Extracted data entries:

——————————

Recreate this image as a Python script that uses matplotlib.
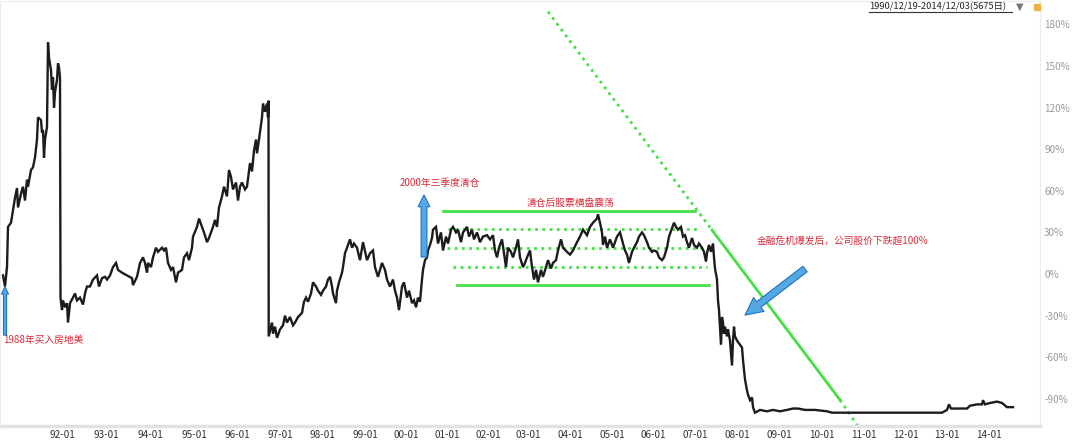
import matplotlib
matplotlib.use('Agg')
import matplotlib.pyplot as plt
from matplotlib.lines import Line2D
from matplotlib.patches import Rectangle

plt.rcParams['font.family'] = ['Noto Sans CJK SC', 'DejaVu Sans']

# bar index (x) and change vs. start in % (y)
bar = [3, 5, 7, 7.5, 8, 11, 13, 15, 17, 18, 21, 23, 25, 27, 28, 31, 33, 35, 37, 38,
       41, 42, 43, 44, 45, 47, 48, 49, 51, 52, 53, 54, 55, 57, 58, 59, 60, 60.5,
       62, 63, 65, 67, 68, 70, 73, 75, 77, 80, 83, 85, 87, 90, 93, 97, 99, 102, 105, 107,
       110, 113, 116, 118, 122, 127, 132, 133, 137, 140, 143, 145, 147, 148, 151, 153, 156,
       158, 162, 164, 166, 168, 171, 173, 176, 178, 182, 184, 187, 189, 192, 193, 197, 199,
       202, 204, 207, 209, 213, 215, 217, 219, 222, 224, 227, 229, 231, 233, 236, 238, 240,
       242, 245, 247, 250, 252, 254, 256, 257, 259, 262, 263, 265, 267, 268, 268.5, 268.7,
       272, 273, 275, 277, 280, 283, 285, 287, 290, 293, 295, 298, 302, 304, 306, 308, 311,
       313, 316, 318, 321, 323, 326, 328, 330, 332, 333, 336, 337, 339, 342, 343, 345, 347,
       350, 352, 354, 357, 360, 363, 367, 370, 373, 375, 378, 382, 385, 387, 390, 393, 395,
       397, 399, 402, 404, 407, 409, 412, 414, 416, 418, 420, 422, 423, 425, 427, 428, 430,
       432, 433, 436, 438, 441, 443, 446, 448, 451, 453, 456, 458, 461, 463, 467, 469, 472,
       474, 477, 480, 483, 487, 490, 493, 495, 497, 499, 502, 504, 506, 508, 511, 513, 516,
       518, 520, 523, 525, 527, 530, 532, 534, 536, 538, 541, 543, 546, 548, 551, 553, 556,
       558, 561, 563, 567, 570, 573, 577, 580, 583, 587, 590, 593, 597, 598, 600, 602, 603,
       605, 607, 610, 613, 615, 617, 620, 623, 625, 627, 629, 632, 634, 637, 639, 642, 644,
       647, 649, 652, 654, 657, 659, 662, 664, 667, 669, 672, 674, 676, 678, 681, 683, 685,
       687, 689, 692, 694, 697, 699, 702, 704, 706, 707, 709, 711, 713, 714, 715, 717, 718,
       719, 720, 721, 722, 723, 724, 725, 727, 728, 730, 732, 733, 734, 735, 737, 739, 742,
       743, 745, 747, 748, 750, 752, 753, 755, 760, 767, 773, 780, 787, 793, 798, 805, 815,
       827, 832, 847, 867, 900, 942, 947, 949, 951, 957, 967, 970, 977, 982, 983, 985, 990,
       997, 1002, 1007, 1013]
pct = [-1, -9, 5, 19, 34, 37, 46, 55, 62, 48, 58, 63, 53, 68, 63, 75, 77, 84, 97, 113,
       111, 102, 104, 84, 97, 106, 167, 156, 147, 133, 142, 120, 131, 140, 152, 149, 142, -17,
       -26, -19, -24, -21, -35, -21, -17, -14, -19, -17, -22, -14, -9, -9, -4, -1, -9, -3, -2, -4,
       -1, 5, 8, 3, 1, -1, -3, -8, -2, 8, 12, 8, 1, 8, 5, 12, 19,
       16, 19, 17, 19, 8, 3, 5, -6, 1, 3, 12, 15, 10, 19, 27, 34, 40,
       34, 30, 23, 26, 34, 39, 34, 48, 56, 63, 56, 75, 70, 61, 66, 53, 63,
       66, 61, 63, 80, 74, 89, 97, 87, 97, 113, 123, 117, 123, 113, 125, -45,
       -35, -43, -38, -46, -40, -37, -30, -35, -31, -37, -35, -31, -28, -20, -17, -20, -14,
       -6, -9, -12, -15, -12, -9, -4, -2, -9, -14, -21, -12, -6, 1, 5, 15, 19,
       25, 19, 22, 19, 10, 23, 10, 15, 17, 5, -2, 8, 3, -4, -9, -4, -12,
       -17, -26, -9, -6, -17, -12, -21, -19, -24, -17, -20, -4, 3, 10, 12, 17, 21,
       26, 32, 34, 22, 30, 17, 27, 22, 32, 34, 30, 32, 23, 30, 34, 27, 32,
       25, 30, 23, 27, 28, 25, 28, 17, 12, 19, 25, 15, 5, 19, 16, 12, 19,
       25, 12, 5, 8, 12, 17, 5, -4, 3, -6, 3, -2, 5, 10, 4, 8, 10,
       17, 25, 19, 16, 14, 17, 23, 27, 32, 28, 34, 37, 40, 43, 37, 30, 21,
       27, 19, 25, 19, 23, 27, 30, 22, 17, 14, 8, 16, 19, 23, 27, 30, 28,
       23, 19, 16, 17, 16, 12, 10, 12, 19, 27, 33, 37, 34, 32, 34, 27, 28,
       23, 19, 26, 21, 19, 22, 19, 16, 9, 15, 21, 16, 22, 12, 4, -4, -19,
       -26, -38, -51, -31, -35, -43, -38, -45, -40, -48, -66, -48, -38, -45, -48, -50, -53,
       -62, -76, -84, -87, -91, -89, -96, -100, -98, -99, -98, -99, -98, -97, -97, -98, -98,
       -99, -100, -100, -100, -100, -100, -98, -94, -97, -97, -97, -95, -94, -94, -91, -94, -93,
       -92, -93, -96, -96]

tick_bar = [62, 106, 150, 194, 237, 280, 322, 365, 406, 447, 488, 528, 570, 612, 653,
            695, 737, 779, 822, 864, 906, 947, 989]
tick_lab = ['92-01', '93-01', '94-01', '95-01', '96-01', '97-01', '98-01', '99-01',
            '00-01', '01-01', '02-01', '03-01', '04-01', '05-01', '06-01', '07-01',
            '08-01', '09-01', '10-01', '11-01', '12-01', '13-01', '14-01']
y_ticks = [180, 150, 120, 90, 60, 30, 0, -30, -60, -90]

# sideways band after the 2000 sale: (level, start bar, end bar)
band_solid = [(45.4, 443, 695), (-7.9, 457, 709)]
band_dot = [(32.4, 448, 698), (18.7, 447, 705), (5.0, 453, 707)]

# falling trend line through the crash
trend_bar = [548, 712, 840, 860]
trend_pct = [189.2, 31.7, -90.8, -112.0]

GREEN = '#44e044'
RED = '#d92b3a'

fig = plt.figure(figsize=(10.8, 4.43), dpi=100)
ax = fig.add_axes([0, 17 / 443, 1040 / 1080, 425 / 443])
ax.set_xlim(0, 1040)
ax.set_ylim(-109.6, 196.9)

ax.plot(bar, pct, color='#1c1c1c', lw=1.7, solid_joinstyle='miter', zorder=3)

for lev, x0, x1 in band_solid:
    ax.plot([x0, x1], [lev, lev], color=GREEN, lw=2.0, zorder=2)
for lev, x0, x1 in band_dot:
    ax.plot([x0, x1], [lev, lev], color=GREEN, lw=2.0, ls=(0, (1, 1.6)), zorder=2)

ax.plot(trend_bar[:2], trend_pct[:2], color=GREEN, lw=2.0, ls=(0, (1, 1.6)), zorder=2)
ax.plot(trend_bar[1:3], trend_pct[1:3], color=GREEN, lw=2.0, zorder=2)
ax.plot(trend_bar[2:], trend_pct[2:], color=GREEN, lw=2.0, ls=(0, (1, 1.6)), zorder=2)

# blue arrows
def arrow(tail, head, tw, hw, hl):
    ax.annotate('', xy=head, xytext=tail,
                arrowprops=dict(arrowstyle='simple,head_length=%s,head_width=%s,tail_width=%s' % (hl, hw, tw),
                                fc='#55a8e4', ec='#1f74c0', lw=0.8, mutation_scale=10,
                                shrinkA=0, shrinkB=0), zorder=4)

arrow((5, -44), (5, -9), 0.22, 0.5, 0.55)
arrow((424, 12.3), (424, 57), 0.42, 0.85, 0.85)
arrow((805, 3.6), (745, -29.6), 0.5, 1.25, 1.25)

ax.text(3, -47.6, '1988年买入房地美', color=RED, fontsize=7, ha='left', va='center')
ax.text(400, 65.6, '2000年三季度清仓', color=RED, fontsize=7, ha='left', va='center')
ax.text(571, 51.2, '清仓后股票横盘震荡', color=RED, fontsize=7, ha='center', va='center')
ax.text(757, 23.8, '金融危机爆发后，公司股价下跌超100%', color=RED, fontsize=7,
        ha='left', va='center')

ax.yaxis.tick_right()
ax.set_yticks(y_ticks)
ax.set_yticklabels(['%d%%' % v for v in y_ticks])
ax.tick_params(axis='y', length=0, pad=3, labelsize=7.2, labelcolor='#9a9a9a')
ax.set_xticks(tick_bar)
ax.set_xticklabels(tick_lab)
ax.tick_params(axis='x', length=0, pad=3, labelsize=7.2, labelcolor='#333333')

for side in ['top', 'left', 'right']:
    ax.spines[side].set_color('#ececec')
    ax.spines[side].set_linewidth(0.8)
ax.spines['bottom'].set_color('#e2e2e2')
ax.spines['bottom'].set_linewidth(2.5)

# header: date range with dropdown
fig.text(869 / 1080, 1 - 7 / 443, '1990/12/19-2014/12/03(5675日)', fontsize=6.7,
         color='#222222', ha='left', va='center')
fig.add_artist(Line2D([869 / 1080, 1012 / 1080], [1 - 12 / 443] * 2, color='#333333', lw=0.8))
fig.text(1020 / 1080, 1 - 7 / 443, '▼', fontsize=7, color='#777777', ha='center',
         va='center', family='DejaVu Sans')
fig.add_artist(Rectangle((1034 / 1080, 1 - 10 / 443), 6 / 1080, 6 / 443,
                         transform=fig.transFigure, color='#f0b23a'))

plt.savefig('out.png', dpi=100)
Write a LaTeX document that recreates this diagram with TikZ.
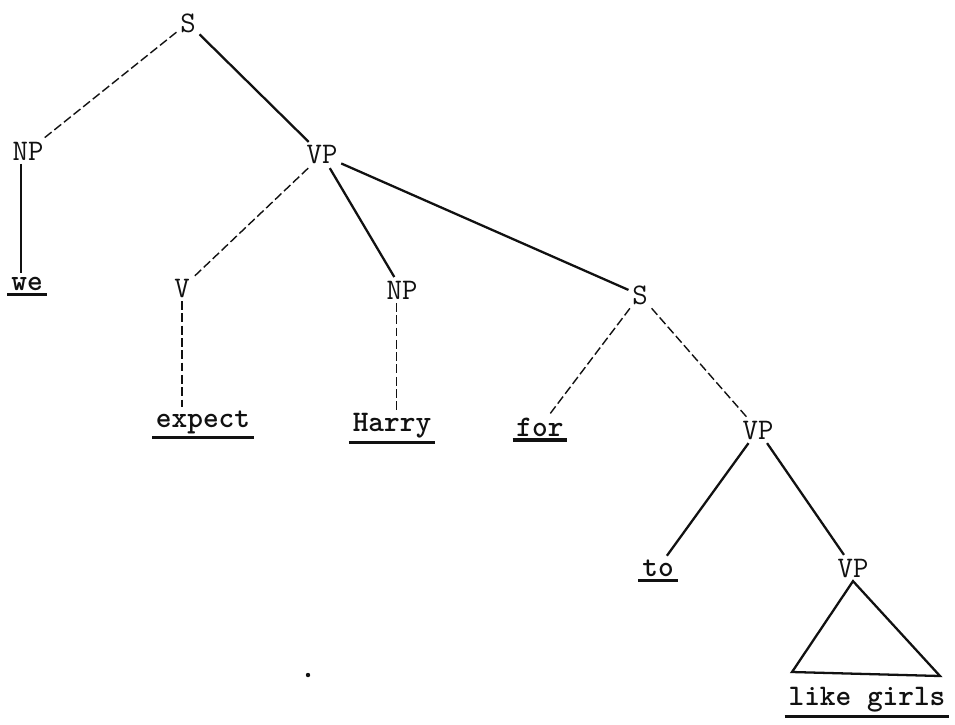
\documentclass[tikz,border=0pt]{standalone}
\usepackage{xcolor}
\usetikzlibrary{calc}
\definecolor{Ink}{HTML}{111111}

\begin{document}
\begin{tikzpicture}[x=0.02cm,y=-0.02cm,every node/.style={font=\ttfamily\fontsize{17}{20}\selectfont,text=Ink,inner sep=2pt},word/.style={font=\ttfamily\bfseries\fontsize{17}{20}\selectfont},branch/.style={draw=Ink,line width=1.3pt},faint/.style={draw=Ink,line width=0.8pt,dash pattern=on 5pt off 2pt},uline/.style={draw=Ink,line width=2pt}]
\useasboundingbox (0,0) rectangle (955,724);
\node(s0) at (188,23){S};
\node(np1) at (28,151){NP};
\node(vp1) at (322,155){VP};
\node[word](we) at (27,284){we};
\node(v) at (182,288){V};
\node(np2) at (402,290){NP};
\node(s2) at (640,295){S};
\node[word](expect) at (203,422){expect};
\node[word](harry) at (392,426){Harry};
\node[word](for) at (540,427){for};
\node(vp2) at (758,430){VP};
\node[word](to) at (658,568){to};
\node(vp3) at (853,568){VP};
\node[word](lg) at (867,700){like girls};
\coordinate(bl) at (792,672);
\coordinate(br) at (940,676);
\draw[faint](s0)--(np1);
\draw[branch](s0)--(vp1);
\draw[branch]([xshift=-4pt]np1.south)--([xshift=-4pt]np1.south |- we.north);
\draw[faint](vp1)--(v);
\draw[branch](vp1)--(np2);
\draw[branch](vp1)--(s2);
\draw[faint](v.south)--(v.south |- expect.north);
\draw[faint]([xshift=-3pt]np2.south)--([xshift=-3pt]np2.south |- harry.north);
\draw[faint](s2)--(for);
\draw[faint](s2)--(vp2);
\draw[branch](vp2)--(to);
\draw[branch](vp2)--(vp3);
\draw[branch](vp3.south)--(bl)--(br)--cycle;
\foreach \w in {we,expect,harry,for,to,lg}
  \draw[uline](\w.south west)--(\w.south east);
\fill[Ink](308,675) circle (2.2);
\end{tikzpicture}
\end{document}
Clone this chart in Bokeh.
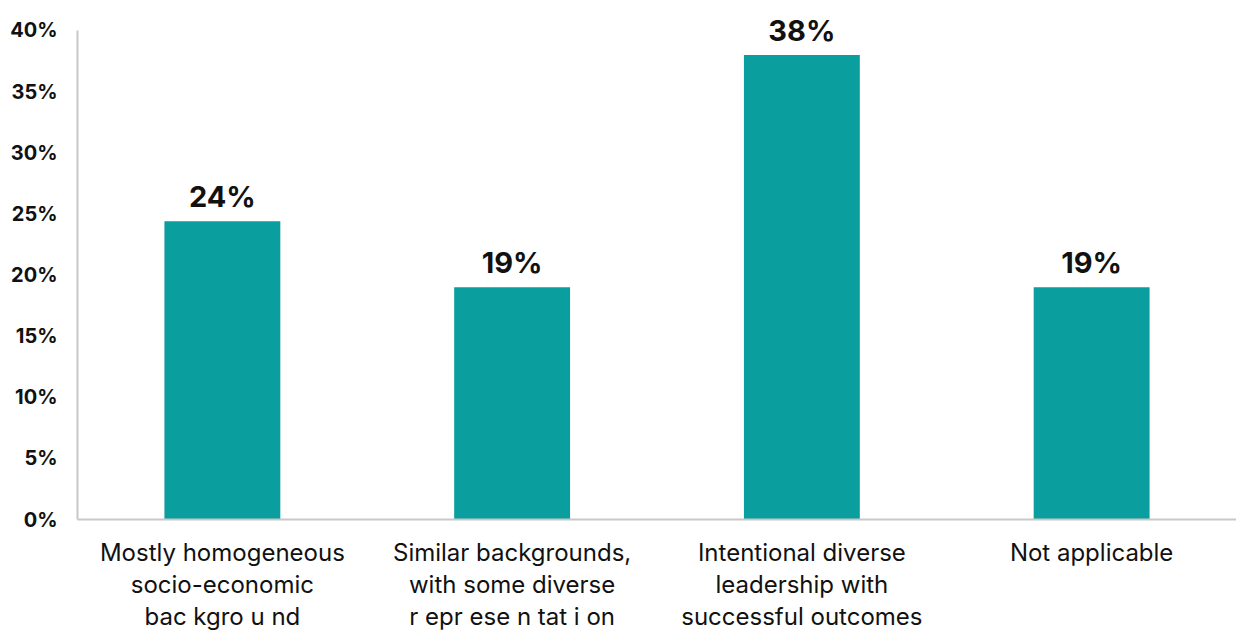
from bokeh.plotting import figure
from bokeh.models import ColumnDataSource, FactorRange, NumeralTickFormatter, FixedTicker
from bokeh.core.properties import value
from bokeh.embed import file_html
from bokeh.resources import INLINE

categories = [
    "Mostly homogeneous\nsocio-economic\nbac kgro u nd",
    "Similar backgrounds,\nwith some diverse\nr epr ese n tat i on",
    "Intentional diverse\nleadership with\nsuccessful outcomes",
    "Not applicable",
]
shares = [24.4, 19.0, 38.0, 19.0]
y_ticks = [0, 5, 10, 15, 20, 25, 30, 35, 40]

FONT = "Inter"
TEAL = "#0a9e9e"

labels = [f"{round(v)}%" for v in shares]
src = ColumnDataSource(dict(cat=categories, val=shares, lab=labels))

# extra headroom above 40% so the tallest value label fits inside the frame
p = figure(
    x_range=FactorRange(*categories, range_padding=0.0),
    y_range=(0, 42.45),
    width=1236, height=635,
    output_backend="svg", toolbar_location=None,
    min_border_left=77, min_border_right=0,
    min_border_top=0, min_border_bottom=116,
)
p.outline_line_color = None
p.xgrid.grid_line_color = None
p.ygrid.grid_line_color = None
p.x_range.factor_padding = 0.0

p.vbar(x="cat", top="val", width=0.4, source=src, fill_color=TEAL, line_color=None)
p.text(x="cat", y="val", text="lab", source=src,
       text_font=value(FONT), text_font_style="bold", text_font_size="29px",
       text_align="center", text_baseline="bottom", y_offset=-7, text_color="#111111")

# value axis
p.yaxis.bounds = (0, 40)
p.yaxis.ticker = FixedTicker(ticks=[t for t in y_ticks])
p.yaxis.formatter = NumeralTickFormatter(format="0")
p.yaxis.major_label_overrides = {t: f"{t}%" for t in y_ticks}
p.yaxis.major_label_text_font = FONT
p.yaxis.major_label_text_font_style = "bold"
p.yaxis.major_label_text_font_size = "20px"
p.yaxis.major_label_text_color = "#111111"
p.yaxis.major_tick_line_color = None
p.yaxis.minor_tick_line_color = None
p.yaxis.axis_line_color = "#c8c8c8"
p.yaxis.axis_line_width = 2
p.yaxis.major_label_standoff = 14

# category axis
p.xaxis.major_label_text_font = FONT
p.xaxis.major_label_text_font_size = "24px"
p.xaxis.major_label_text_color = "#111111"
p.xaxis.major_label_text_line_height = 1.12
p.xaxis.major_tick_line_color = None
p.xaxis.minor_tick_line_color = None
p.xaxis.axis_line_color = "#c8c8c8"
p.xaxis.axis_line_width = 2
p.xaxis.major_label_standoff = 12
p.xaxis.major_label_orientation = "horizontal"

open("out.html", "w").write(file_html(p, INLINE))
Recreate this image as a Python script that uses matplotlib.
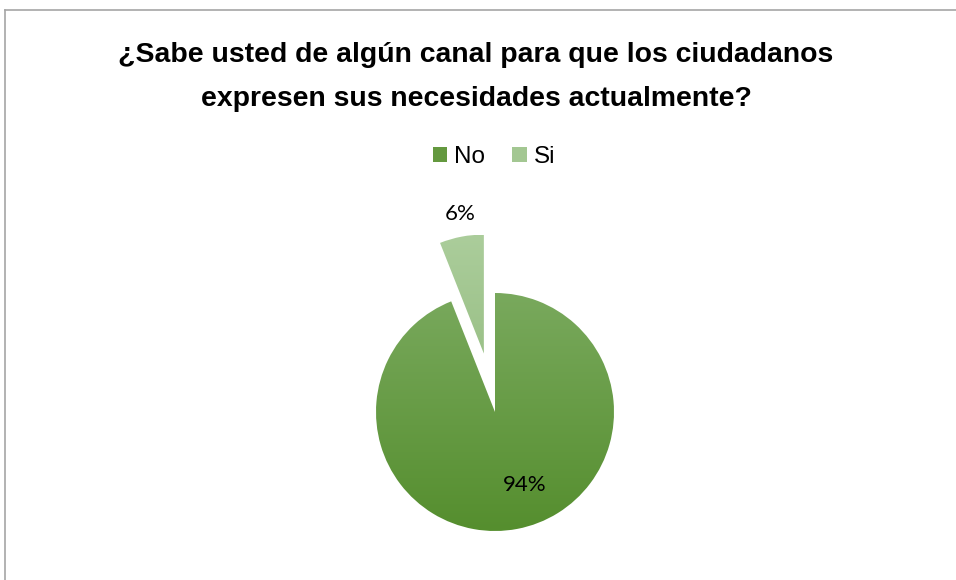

——————————

- [To be done]: Pictures are excluded; extract exactly the lines from the start of the data through the line that holds "plt.rcParams['font.family'] = ['Noto", both ends included.

- [Correct output]:
Recreate this image as a Python script that uses matplotlib.
import matplotlib
matplotlib.use('Agg')
import matplotlib.pyplot as plt
from matplotlib.lines import Line2D
from matplotlib.patches import Rectangle

plt.rcParams['font.family'] = ['Noto Sans CJK SC', 'DejaVu Sans']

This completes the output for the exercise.